Understanding the Role of Donor-Advised Funds in Modern Fundraising

In recent years, donor-advised funds (DAFs) have become a powerful tool in the nonprofit sector, significantly increasing the amount of charitable donations. In 2023 alone, DAFs facilitated over $54 billion in grants to charitable organizations, marking a second consecutive year of exceeding $50 billion in grants. However, despite their growing influence, DAFs have faced criticism for being primarily used for tax advantages. What often gets overlooked, though, is that the funds in DAFs can only be used for charitable purposes, making them a legitimate and powerful means of giving.

What Are Donor-Advised Funds?

At their core, DAFs are philanthropic accounts that allow individuals to make tax-deductible donations to a fund, from which they can then recommend grants to specific nonprofits. Whether through workplace giving or traditional DAFs, this giving model offers donors a straightforward way to contribute to causes they care about. This method of giving not only simplifies the donation process but also helps donors keep track of their charitable contributions over time.

Since DAFs are a relatively new concept (with 81% of them being established after 2010), they may seem intimidating or unfamiliar to some donors and fundraisers. However, the reality is that donors using DAFs are incredibly engaged and committed to supporting nonprofits over the long term, making them an important group to include in fundraising strategies.

Why Donors Choose DAFs

DAF donors are often more intentional and committed to supporting nonprofits for extended periods. Research shows that DAF donor retention is 15% higher than that of non-DAF donors, meaning DAF donors are more likely to contribute over the years. For many, DAFs represent an ongoing commitment to specific causes, unlike one-time donations made sporadically over their lifetime.

Donors who use workplace giving programs often contribute a portion of their paycheck to a DAF, making it a reliable way to fund charitable causes regularly.

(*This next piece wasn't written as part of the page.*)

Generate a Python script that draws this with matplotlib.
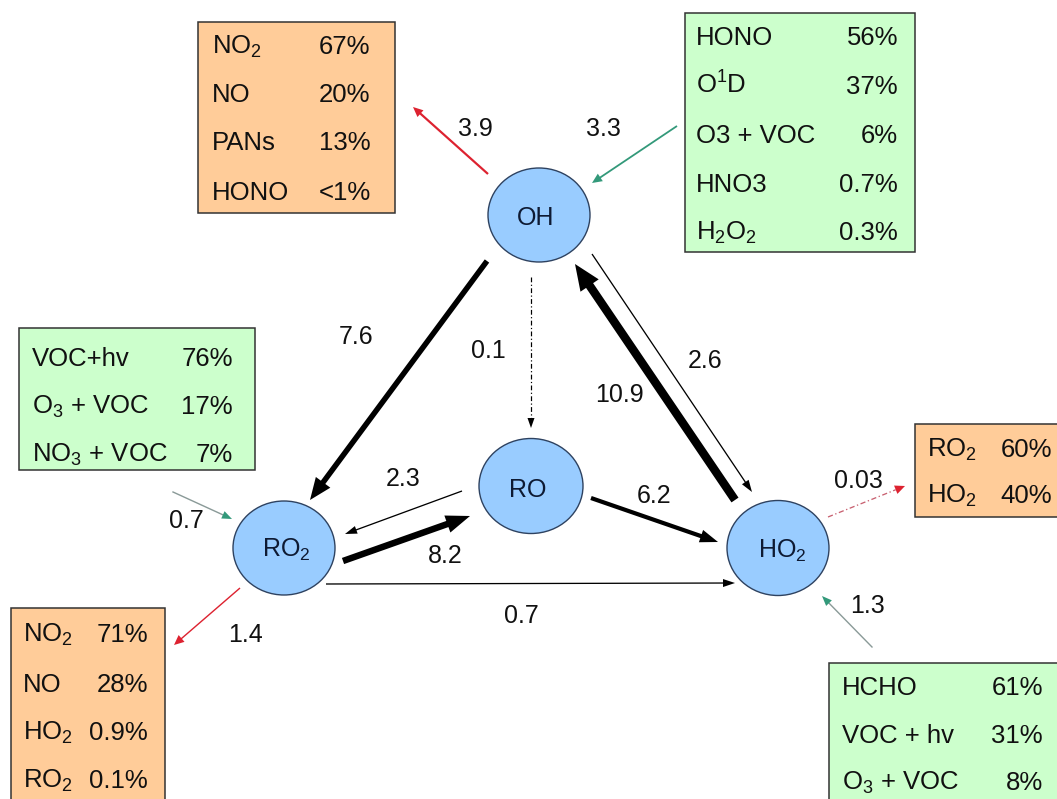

Even after leaving the workforce, many of these donors continue their giving through DAFs, ensuring that their support for nonprofits remains uninterrupted.

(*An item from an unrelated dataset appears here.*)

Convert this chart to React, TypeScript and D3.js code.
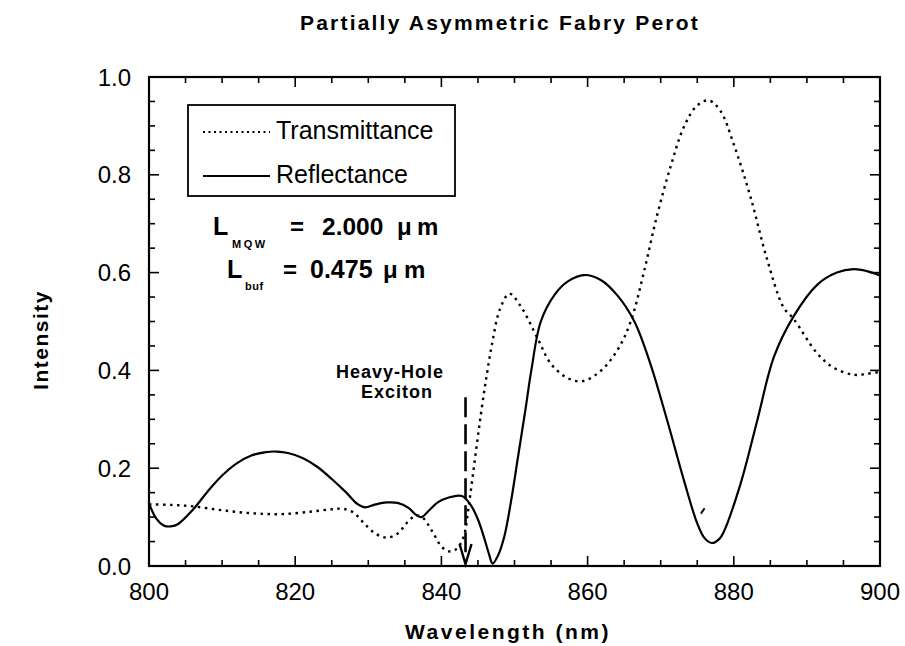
import React from "react";
import * as d3 from "d3";

const W = 905;
const H = 646;
const FRAME = { left: 149, right: 880, top: 77, bottom: 566 };

const X_DOMAIN = [800, 900];
const Y_DOMAIN = [0, 1];
const X_TICKS = [800, 820, 840, 860, 880, 900];
const Y_TICKS = [0, 0.2, 0.4, 0.6, 0.8, 1.0];
const Y_TICK_LABELS = ["0.0", "0.2", "0.4", "0.6", "0.8", "1.0"];

const REFL_WL = [800, 801, 802, 803, 804, 806, 808, 810, 812, 814, 816, 817.5, 819, 821, 823, 825, 827, 828.5, 829.5, 831, 832.5, 834, 835.5, 836.5, 837.3, 838.2, 839.5, 841, 842.8, 844, 845, 845.8, 846.5, 847, 847.7, 848.6, 849.5, 850.5, 851.5, 852.3, 853.6, 855.5, 857.3, 859.5, 861.8, 864.1, 866.4, 868.6, 870.9, 873.2, 875, 876, 877, 878, 878.6, 880.9, 883.2, 885.5, 888.2, 891.4, 894.1, 896.4, 898.2, 900];
const REFLECTANCE = [0.128, 0.097, 0.083, 0.081, 0.086, 0.115, 0.152, 0.185, 0.21, 0.226, 0.233, 0.234, 0.231, 0.221, 0.203, 0.178, 0.15, 0.127, 0.12, 0.126, 0.13, 0.129, 0.119, 0.105, 0.1, 0.112, 0.13, 0.14, 0.143, 0.125, 0.095, 0.06, 0.025, 0.005, 0.02, 0.06, 0.13, 0.225, 0.32, 0.4, 0.5, 0.555, 0.582, 0.595, 0.585, 0.553, 0.5, 0.413, 0.297, 0.174, 0.087, 0.057, 0.047, 0.055, 0.069, 0.167, 0.297, 0.428, 0.511, 0.575, 0.6, 0.607, 0.603, 0.594];

const TRANS_WL = [800, 803, 806, 810, 814, 818, 822, 825, 826.5, 828, 829.5, 831, 832.5, 834, 835.5, 836.5, 837.5, 838.7, 840, 841, 842, 843, 843.8, 844.6, 845.4, 846.2, 847, 848, 849.3, 850.9, 853.2, 855, 857.3, 859.3, 861.8, 864.1, 865.9, 867.7, 869.5, 871.4, 873.2, 875, 876.6, 878.2, 880, 882.3, 884.5, 886.8, 888.2, 891.4, 893.6, 896.4, 898.2, 900];
const TRANSMITTANCE = [0.126, 0.125, 0.122, 0.114, 0.108, 0.106, 0.111, 0.116, 0.117, 0.109, 0.086, 0.066, 0.058, 0.066, 0.092, 0.103, 0.098, 0.072, 0.04, 0.03, 0.034, 0.058, 0.13, 0.22, 0.31, 0.39, 0.46, 0.525, 0.557, 0.53, 0.464, 0.413, 0.384, 0.378, 0.399, 0.442, 0.5, 0.601, 0.717, 0.819, 0.899, 0.942, 0.952, 0.93, 0.862, 0.754, 0.63, 0.529, 0.505, 0.435, 0.406, 0.391, 0.393, 0.397];

const EXCITON_WL = 843.3;
const EXCITON_TOP = 0.345;
const STRAY_MARK_WL = [875.5, 876.0];
const STRAY_MARK_VAL = [0.107, 0.118];

const FONT = "'Liberation Sans', Arial, Helvetica, sans-serif";

export default function App() {
  const x = d3.scaleLinear().domain(X_DOMAIN).range([FRAME.left, FRAME.right]);
  const y = d3.scaleLinear().domain(Y_DOMAIN).range([FRAME.bottom, FRAME.top]);
  const line = d3
    .line<[number, number]>()
    .x((d) => x(d[0]))
    .y((d) => y(d[1]))
    .curve(d3.curveCatmullRom.alpha(0.5));

  const refl: [number, number][] = REFL_WL.map((w, i) => [w, REFLECTANCE[i]]);
  const trans: [number, number][] = TRANS_WL.map((w, i) => [w, TRANSMITTANCE[i]]);

  const minorX = d3.range(800, 900.001, 5);
  const minorY = d3.range(0, 1.0001, 0.05);
  const MAJ = 10;
  const MIN = 6;

  const ax = x(EXCITON_WL);
  const arrowTop = y(EXCITON_TOP);
  const arrowBottom = y(0);

  return (
    <svg
      width={W}
      height={H}
      style={{ position: "absolute", left: 0, top: 0, background: "#fff" }}
      fontFamily={FONT}
    >
      <rect x={0} y={0} width={W} height={H} fill="#fff" />
      <defs>
        <clipPath id="plotclip">
          <rect x={FRAME.left} y={FRAME.top} width={FRAME.right - FRAME.left} height={FRAME.bottom - FRAME.top} />
        </clipPath>
      </defs>

      {/* title */}
      <text x={300} y={30} fontSize={21} fontWeight="bold" letterSpacing={2.2} fill="#000">
        Partially Asymmetric Fabry Perot
      </text>

      {/* ticks */}
      <g stroke="#000" strokeWidth={1.6}>
        {minorX.map((v) => {
          const len = Math.abs(v % 20) < 1e-6 ? MAJ : MIN;
          return (
            <g key={"x" + v}>
              <line x1={x(v)} x2={x(v)} y1={FRAME.bottom} y2={FRAME.bottom - len} />
              <line x1={x(v)} x2={x(v)} y1={FRAME.top} y2={FRAME.top + len} />
            </g>
          );
        })}
        {minorY.map((v, i) => {
          const len = i % 4 === 0 ? MAJ : MIN;
          return (
            <g key={"y" + i}>
              <line x1={FRAME.left} x2={FRAME.left + len} y1={y(v)} y2={y(v)} />
              <line x1={FRAME.right} x2={FRAME.right - len} y1={y(v)} y2={y(v)} />
            </g>
          );
        })}
      </g>

      {/* frame */}
      <rect
        x={FRAME.left}
        y={FRAME.top}
        width={FRAME.right - FRAME.left}
        height={FRAME.bottom - FRAME.top}
        fill="none"
        stroke="#000"
        strokeWidth={2.2}
      />

      {/* tick labels */}
      {X_TICKS.map((v) => (
        <text key={"xl" + v} x={x(v)} y={600} fontSize={24} textAnchor="middle" fill="#000">
          {v}
        </text>
      ))}
      {Y_TICKS.map((v, i) => (
        <text key={"yl" + v} x={131} y={y(v) + 8.5} fontSize={24} textAnchor="end" fill="#000">
          {Y_TICK_LABELS[i]}
        </text>
      ))}

      {/* axis titles */}
      <text x={508} y={639} fontSize={21} fontWeight="bold" letterSpacing={2.5} textAnchor="middle" fill="#000">
        Wavelength  (nm)
      </text>
      <text
        transform={`translate(48, 340) rotate(-90)`}
        fontSize={21}
        fontWeight="bold"
        letterSpacing={1.5}
        textAnchor="middle"
        fill="#000"
      >
        Intensity
      </text>

      {/* curves */}
      <g clipPath="url(#plotclip)">
        <path d={line(trans) || ""} fill="none" stroke="#000" strokeWidth={2.4} strokeDasharray="2.5 4.5" />
        <path d={line(refl) || ""} fill="none" stroke="#000" strokeWidth={2.2} strokeLinejoin="round" />
        <path
          d={line(STRAY_MARK_WL.map((w, i) => [w, STRAY_MARK_VAL[i]] as [number, number])) || ""}
          fill="none"
          stroke="#000"
          strokeWidth={2}
        />
      </g>

      {/* exciton arrow */}
      <line x1={ax} x2={ax} y1={arrowTop} y2={arrowBottom - 3} stroke="#000" strokeWidth={2.6} strokeDasharray="20 7" />
      <path
        d={`M${ax - 6},${arrowBottom - 22} L${ax},${arrowBottom - 2} L${ax + 6},${arrowBottom - 22}`}
        fill="none"
        stroke="#000"
        strokeWidth={2.4}
      />
      <text x={390} y={378} fontSize={18} fontWeight="bold" letterSpacing={1} textAnchor="middle" fill="#000">
        Heavy-Hole
      </text>
      <text x={397} y={398} fontSize={18} fontWeight="bold" letterSpacing={1} textAnchor="middle" fill="#000">
        Exciton
      </text>

      {/* legend */}
      <rect x={188} y={105} width={267} height={91} fill="#fff" stroke="#000" strokeWidth={1.8} />
      <line x1={203} x2={270} y1={132} y2={132} stroke="#000" strokeWidth={2} strokeDasharray="2 3.5" />
      <text x={276} y={139} fontSize={25} fill="#000">
        Transmittance
      </text>
      <line x1={203} x2={270} y1={176} y2={176} stroke="#000" strokeWidth={2} />
      <text x={276} y={183} fontSize={25} fill="#000">
        Reflectance
      </text>

      {/* parameters */}
      <g fontWeight="bold" fill="#000">
        <text x={213} y={235} fontSize={25}>L</text>
        <text x={232} y={248} fontSize={11} letterSpacing={2.5}>MQW</text>
        <text x={290} y={235} fontSize={24}>=</text>
        <text x={322} y={235} fontSize={24.5}>2.000</text>
        <text x={397} y={235} fontSize={24}>{"\u03BC"}</text>
        <text x={417} y={235} fontSize={24}>m</text>

        <text x={227} y={278} fontSize={25}>L</text>
        <text x={245} y={290} fontSize={11} letterSpacing={0.5}>buf</text>
        <text x={283} y={278} fontSize={24}>=</text>
        <text x={310} y={278} fontSize={25}>0.475</text>
        <text x={383} y={278} fontSize={24}>{"\u03BC"}</text>
        <text x={404} y={278} fontSize={24}>m</text>
      </g>
    </svg>
  );
}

How DAFs Support Corporate Social Responsibility

Many companies now offer workplace giving programs that allow employees to contribute to DAFs, often matching donations to amplify the impact. These programs not only enhance employee engagement but also demonstrate the company’s commitment to making a positive difference in the community. In turn, employees feel more connected to their workplace’s mission and are more likely to continue supporting the nonprofits their company backs.

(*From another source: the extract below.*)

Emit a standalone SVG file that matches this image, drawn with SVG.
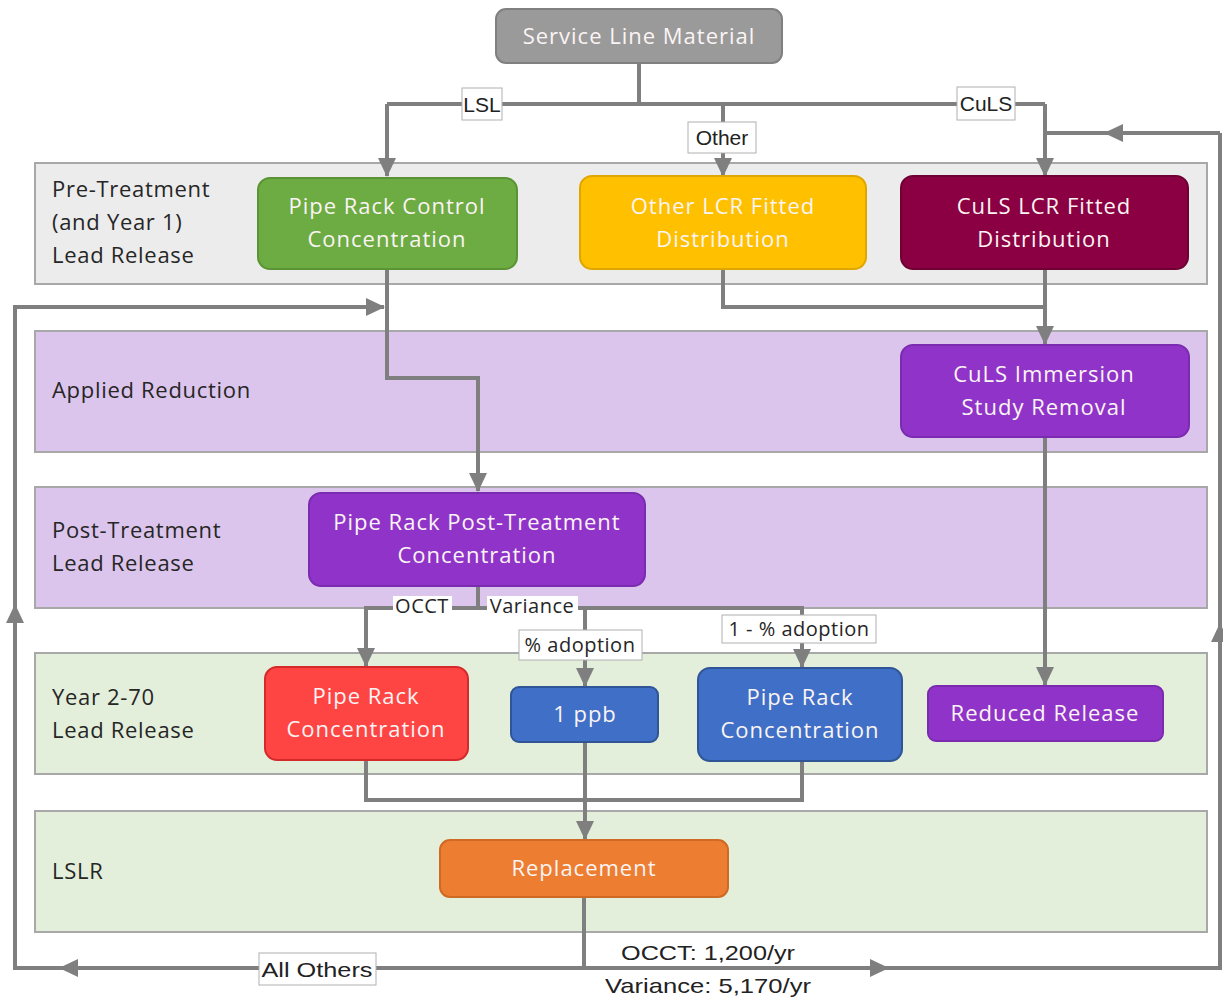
<svg xmlns="http://www.w3.org/2000/svg" width="1223" height="997" viewBox="0 0 1223 997">
<style>
.lane{stroke:#a8a8a8;stroke-width:2}
.ll{font-family:"Open Sans","Noto Sans",sans-serif;font-size:22px;letter-spacing:0.7px;fill:#262626}
.nt{font-family:"Open Sans","Noto Sans",sans-serif;font-size:22px;letter-spacing:1px;fill:#fbf4f4;text-anchor:middle}
.c{fill:none;stroke:#7f7f7f;stroke-width:4}
.lb{fill:#fff;stroke:#b0b0b0;stroke-width:1}
.lt{font-family:"Liberation Sans",Arial,sans-serif;font-size:21px;fill:#222;text-anchor:middle}
.st{font-family:"Open Sans","Noto Sans",sans-serif;font-size:20px;letter-spacing:0.5px;fill:#262626;text-anchor:middle}
</style>
<defs>
<marker id="ah" markerUnits="userSpaceOnUse" markerWidth="20" markerHeight="20" viewBox="0 0 20 20" refX="18" refY="10" orient="auto">
<path d="M0,1 L19,10 L0,19 Z" fill="#7f7f7f"/>
</marker>
</defs>
<rect width="1223" height="997" fill="#fff"/>

<g id="lanes">
<rect class="lane" x="35" y="163" width="1172" height="121" fill="#ececec"/>
<rect class="lane" x="35" y="331" width="1172" height="121" fill="#dcc5ec"/>
<rect class="lane" x="35" y="487" width="1172" height="121" fill="#dcc5ec"/>
<rect class="lane" x="35" y="653" width="1172" height="121" fill="#e3efda"/>
<rect class="lane" x="35" y="811" width="1172" height="121" fill="#e3efda"/>
<text class="ll" x="52" y="197">Pre-Treatment</text>
<text class="ll" x="52" y="230">(and Year 1)</text>
<text class="ll" x="52" y="263">Lead Release</text>
<text class="ll" x="52" y="398">Applied Reduction</text>
<text class="ll" x="52" y="538">Post-Treatment</text>
<text class="ll" x="52" y="571">Lead Release</text>
<text class="ll" x="52" y="705">Year 2-70</text>
<text class="ll" x="52" y="738">Lead Release</text>
<text class="ll" x="52" y="879">LSLR</text>
</g>

<g id="connectors">
<path class="c" d="M639,63 V104"/>
<path class="c" d="M387,104 H1045"/>
<path class="c" d="M387,104 V176" marker-end="url(#ah)"/>
<path class="c" d="M723,104 V176" marker-end="url(#ah)"/>
<path class="c" d="M1045,104 V176" marker-end="url(#ah)"/>
<path class="c" d="M1220,133 H1105" marker-end="url(#ah)"/>
<path class="c" d="M1110,133 H1045"/>
<path class="c" d="M387,269 V378 H478 V491" marker-end="url(#ah)"/>
<path class="c" d="M723,269 V307 H1045"/>
<path class="c" d="M1045,269 V344" marker-end="url(#ah)"/>
<path class="c" d="M1045,437 V685" marker-end="url(#ah)"/>
<path class="c" d="M478,586 V608"/>
<path class="c" d="M478,608 H366 V666" marker-end="url(#ah)"/>
<path class="c" d="M478,608 H802 V667" marker-end="url(#ah)"/>
<path class="c" d="M585,608 V686" marker-end="url(#ah)"/>
<path class="c" d="M366,760 V800 H802 V761"/>
<path class="c" d="M585,742 V839" marker-end="url(#ah)"/>
<path class="c" d="M584,897 V968"/>
<path class="c" d="M584,968 H60" marker-end="url(#ah)"/>
<path class="c" d="M65,968 H15 V605" marker-end="url(#ah)"/>
<path class="c" d="M15,612 V307 H384" marker-end="url(#ah)"/>
<path class="c" d="M584,968 H888" marker-end="url(#ah)"/>
<path class="c" d="M882,968 H1220 V624" marker-end="url(#ah)"/>
<path class="c" d="M1220,630 V133"/>
<rect class="lb" x="462" y="88" width="40" height="32"/>
<text class="lt" x="482" y="112">LSL</text>
<rect class="lb" x="688" y="122" width="68" height="31"/>
<text class="lt" x="722" y="145">Other</text>
<rect class="lb" x="957" y="87" width="58" height="33"/>
<text class="lt" x="986" y="111">CuLS</text>
<rect fill="#fff" x="393" y="596" width="59" height="20"/>
<text class="st" x="422" y="613">OCCT</text>
<rect fill="#fff" x="487" y="596" width="91" height="20"/>
<text class="st" x="532" y="613">Variance</text>
<rect class="lb" x="519" y="630" width="123" height="30" stroke="#f0f0f0"/>
<text class="st" x="580" y="652">% adoption</text>
<rect class="lb" x="722" y="615" width="154" height="28" stroke="#f0f0f0"/>
<text class="st" x="799" y="636">1 - % adoption</text>
<rect class="lb" x="259" y="953" width="117" height="32"/>
<text class="lt" x="317" y="977" textLength="111" lengthAdjust="spacingAndGlyphs">All Others</text>
<text class="lt" x="708" y="960" font-size="22" textLength="174" lengthAdjust="spacingAndGlyphs">OCCT: 1,200/yr</text>
<text class="lt" x="708" y="993" font-size="22" textLength="206" lengthAdjust="spacingAndGlyphs">Variance: 5,170/yr</text>
</g>

<g id="service-line-material">
<rect x="496" y="9" width="286" height="54" rx="10" fill="#9a9a9a" stroke="#808080" stroke-width="2"/>
<text class="nt" x="639" y="44">Service Line Material</text>
</g>
<g id="pipe-rack-control">
<rect x="258" y="178" width="259" height="91" rx="12" fill="#6dab43" stroke="#5a9434" stroke-width="2"/>
<text class="nt" x="387" y="214">Pipe Rack Control</text>
<text class="nt" x="387" y="247">Concentration</text>
</g>
<g id="other-lcr">
<rect x="580" y="176" width="286" height="93" rx="12" fill="#ffc000" stroke="#e0a600" stroke-width="2"/>
<text class="nt" x="723" y="214">Other LCR Fitted</text>
<text class="nt" x="723" y="247">Distribution</text>
</g>
<g id="culs-lcr">
<rect x="901" y="176" width="287" height="93" rx="12" fill="#8b0042" stroke="#6e0034" stroke-width="2"/>
<text class="nt" x="1044" y="214">CuLS LCR Fitted</text>
<text class="nt" x="1044" y="247">Distribution</text>
</g>
<g id="culs-immersion">
<rect x="901" y="345" width="288" height="92" rx="12" fill="#9034c9" stroke="#7a2bb0" stroke-width="2"/>
<text class="nt" x="1044" y="382">CuLS Immersion</text>
<text class="nt" x="1044" y="415">Study Removal</text>
</g>
<g id="pipe-rack-post">
<rect x="309" y="493" width="336" height="93" rx="12" fill="#9034c9" stroke="#7a2bb0" stroke-width="2"/>
<text class="nt" x="477" y="530">Pipe Rack Post-Treatment</text>
<text class="nt" x="477" y="563">Concentration</text>
</g>
<g id="pipe-rack-red">
<rect x="265" y="667" width="203" height="93" rx="12" fill="#ff4444" stroke="#d42a2a" stroke-width="2"/>
<text class="nt" x="366" y="704">Pipe Rack</text>
<text class="nt" x="366" y="737">Concentration</text>
</g>
<g id="one-ppb">
<rect x="511" y="687" width="147" height="55" rx="8" fill="#3f6fc6" stroke="#2f5597" stroke-width="2"/>
<text class="nt" x="585" y="722">1 ppb</text>
</g>
<g id="pipe-rack-blue">
<rect x="698" y="668" width="204" height="93" rx="12" fill="#3f6fc6" stroke="#2f5597" stroke-width="2"/>
<text class="nt" x="800" y="705">Pipe Rack</text>
<text class="nt" x="800" y="738">Concentration</text>
</g>
<g id="reduced-release">
<rect x="928" y="686" width="235" height="55" rx="8" fill="#9034c9" stroke="#7a2bb0" stroke-width="2"/>
<text class="nt" x="1045" y="721">Reduced Release</text>
</g>
<g id="replacement">
<rect x="440" y="840" width="288" height="57" rx="10" fill="#ed7d31" stroke="#cf6a22" stroke-width="2"/>
<text class="nt" x="584" y="876">Replacement</text>
</g>
</svg>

Corporate-sponsored volunteer events, paired with workplace giving, also help employees connect with nonprofits on a deeper level, which can lead to continued support even after they leave the company.

The Amplified Impact of DAFs

DAFs offer a unique advantage for donors who want their funds to grow before being disbursed. Contributions to a DAF are invested, which can increase the total amount available for charitable giving. This compounded growth allows nonprofits to receive larger donations over time, benefiting from a more consistent flow of funding.

Workplace DAFs are even more beneficial due to employer matching contributions. In some cases, a company’s match can double or triple the impact of an employee’s donation, which increases the value of each charitable contribution.

Overall, DAF donors tend to give significantly more compared to non-DAF donors, with some reports showing that DAF donors give nearly 96% more annually than they did before using the fund. This generosity shows how committed these donors are to causes they care about.

DAFs Are Reshaping Philanthropy

Although DAFs are still a relatively new concept in the world of charitable giving, they are growing rapidly. Between 2019 and 2023, grants from DAFs grew 214 times faster than those from non-DAF sources, which illustrates the increasing role they play in modern fundraising. As DAFs continue to gain traction, nonprofits should actively encourage contributions through these funds and incorporate them into their fundraising strategies.

In conclusion, DAFs offer a tremendous opportunity for nonprofits to tap into a growing and committed donor base. By understanding how DAFs work and integrating them into long-term fundraising plans, nonprofits can maximize their impact and create lasting relationships with their donors.